Data records:
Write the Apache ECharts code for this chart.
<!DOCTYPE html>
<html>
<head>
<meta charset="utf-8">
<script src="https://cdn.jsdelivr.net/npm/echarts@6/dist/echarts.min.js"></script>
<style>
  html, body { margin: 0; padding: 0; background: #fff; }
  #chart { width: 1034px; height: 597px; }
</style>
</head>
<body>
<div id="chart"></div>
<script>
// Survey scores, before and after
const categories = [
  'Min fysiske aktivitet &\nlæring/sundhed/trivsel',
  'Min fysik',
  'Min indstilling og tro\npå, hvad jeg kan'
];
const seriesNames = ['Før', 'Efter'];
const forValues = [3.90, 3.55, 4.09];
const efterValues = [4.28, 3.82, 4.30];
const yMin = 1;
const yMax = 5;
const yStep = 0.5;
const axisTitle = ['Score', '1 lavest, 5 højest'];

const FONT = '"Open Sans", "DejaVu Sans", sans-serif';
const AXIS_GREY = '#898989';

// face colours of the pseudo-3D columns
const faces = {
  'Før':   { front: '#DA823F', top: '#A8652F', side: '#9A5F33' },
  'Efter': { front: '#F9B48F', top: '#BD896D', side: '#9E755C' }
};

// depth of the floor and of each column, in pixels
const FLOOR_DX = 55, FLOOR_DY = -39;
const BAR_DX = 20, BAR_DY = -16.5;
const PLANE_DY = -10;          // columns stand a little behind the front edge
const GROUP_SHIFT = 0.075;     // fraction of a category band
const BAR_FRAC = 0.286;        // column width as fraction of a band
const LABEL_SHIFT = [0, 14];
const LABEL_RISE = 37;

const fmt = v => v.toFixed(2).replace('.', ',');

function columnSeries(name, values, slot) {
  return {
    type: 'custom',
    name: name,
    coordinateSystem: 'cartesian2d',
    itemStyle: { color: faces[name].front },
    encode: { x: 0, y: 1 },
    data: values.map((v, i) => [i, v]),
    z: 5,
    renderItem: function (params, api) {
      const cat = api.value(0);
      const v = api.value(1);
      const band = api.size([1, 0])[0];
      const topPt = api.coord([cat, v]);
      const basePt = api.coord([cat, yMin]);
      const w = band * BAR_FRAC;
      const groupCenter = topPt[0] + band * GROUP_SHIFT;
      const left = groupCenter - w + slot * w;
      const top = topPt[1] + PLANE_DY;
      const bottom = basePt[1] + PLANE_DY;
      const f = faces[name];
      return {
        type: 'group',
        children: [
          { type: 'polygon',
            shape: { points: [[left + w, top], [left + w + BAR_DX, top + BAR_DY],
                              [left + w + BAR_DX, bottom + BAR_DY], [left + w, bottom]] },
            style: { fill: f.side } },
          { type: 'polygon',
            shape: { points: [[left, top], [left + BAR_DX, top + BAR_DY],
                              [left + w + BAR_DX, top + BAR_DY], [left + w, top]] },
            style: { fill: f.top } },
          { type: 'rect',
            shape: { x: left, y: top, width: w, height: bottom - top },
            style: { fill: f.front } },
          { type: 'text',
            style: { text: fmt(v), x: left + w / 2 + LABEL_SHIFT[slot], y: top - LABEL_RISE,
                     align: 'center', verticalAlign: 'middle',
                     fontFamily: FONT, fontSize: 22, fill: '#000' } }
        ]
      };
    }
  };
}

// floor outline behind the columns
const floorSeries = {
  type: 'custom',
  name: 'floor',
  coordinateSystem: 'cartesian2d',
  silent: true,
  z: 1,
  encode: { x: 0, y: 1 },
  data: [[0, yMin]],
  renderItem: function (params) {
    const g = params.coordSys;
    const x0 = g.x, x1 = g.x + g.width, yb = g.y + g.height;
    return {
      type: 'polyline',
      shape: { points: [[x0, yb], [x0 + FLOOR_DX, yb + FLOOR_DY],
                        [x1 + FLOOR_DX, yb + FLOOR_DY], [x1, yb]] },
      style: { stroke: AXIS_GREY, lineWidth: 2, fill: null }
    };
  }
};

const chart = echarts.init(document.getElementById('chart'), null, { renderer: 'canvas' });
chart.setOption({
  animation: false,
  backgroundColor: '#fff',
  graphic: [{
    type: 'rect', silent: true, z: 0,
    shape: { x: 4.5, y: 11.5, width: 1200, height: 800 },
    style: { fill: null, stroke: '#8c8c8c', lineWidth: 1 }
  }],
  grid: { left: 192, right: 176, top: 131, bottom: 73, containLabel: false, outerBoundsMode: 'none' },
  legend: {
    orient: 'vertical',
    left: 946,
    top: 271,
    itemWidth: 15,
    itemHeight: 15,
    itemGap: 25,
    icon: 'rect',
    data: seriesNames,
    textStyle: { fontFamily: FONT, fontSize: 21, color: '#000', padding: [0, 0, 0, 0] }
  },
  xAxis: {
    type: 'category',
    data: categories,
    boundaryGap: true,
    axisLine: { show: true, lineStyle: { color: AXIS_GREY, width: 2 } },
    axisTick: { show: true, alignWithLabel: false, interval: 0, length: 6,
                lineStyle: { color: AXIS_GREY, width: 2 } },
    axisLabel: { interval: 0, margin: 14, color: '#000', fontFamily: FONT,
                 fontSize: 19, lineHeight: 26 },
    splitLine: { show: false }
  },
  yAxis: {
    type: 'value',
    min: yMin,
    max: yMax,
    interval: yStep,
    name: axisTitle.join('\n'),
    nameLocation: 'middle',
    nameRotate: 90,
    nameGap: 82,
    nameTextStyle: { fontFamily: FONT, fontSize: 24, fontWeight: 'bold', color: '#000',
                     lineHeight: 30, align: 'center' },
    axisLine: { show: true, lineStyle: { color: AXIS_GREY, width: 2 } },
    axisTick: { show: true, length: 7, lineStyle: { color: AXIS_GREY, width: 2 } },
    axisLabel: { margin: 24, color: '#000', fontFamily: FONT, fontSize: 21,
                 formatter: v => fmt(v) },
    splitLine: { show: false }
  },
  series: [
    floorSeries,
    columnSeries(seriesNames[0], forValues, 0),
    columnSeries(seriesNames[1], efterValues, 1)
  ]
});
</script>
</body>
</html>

---

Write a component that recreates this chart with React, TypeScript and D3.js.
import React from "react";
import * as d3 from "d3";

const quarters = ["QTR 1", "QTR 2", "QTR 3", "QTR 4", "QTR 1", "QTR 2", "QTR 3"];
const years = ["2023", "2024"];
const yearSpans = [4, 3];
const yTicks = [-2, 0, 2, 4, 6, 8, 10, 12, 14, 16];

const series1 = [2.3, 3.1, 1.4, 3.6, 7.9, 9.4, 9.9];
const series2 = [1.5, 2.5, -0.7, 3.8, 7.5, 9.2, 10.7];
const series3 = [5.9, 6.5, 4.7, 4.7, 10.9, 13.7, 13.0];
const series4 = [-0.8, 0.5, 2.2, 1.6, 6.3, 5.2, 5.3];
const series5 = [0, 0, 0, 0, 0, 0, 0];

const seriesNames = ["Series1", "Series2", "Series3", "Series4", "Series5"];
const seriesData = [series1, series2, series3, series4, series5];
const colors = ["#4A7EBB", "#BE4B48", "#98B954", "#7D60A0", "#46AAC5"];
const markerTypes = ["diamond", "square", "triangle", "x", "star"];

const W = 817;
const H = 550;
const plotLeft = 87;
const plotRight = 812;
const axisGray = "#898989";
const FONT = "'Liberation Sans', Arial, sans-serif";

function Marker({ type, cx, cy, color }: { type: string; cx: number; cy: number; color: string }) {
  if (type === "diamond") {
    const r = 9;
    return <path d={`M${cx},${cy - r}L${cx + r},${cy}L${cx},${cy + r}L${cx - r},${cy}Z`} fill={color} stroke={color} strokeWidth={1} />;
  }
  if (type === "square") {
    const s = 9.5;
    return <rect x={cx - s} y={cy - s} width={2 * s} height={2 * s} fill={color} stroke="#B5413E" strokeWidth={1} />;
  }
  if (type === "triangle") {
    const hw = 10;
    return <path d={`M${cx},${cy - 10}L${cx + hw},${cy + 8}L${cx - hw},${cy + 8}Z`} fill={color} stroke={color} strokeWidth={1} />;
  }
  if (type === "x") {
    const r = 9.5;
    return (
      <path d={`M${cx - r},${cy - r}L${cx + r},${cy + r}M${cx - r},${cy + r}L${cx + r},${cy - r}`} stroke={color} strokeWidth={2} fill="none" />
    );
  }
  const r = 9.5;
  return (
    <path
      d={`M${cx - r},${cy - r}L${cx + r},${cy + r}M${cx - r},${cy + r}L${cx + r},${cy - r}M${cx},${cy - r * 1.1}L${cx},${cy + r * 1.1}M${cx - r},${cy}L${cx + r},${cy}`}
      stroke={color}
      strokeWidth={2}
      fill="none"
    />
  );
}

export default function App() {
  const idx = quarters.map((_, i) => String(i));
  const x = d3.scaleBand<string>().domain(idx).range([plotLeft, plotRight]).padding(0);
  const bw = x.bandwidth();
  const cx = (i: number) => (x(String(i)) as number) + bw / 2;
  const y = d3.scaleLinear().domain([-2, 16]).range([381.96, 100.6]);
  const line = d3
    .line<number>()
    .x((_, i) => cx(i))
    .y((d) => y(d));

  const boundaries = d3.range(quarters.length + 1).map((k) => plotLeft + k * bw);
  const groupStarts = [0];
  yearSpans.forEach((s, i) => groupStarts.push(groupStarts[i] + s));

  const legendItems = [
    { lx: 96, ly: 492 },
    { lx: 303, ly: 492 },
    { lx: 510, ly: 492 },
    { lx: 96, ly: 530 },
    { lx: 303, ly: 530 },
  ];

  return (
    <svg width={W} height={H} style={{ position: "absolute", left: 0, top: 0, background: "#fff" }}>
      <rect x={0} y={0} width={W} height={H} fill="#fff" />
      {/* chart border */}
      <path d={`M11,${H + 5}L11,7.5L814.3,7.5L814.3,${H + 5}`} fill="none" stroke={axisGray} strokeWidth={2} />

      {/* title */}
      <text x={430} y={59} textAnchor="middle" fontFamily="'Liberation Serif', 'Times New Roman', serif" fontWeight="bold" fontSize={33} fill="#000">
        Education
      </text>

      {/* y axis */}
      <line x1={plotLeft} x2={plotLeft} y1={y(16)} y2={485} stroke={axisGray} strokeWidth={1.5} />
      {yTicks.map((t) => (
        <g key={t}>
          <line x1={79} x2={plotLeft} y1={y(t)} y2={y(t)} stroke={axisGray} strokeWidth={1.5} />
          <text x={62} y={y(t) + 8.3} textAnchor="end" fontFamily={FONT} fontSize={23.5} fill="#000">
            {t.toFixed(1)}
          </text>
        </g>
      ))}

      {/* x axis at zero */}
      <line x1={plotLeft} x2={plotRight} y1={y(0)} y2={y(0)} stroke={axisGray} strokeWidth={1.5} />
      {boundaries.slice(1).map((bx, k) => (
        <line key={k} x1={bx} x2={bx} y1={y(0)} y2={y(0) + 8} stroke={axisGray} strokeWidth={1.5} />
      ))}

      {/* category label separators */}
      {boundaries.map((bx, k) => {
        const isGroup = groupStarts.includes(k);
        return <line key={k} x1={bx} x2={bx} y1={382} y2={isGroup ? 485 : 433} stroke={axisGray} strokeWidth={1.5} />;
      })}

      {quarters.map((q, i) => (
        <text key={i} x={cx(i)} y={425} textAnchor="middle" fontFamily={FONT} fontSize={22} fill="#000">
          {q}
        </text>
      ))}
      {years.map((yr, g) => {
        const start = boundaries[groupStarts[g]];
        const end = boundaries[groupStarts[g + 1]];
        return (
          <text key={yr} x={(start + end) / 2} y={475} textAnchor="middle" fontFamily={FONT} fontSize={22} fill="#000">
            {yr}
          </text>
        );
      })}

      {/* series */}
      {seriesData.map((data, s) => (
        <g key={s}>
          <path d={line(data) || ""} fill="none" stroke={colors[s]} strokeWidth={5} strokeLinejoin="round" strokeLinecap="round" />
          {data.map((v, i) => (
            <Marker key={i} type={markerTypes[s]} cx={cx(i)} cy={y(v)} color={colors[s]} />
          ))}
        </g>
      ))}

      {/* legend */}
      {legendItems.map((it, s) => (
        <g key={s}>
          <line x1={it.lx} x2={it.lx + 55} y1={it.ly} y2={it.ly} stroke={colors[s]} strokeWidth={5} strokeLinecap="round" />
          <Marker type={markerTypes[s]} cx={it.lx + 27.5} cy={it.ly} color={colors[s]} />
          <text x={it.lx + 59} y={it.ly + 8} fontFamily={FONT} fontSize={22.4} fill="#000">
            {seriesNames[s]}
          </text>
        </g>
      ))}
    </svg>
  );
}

- **What is needed**
Look back at the data above. Transcribe exactly the lines starting at the line that contains "Write a component" and ending at the line that contains "12, 14, 16];".

- **Solution**
Write a component that recreates this chart with React, TypeScript and D3.js.
import React from "react";
import * as d3 from "d3";

const quarters = ["QTR 1", "QTR 2", "QTR 3", "QTR 4", "QTR 1", "QTR 2", "QTR 3"];
const years = ["2023", "2024"];
const yearSpans = [4, 3];
const yTicks = [-2, 0, 2, 4, 6, 8, 10, 12, 14, 16];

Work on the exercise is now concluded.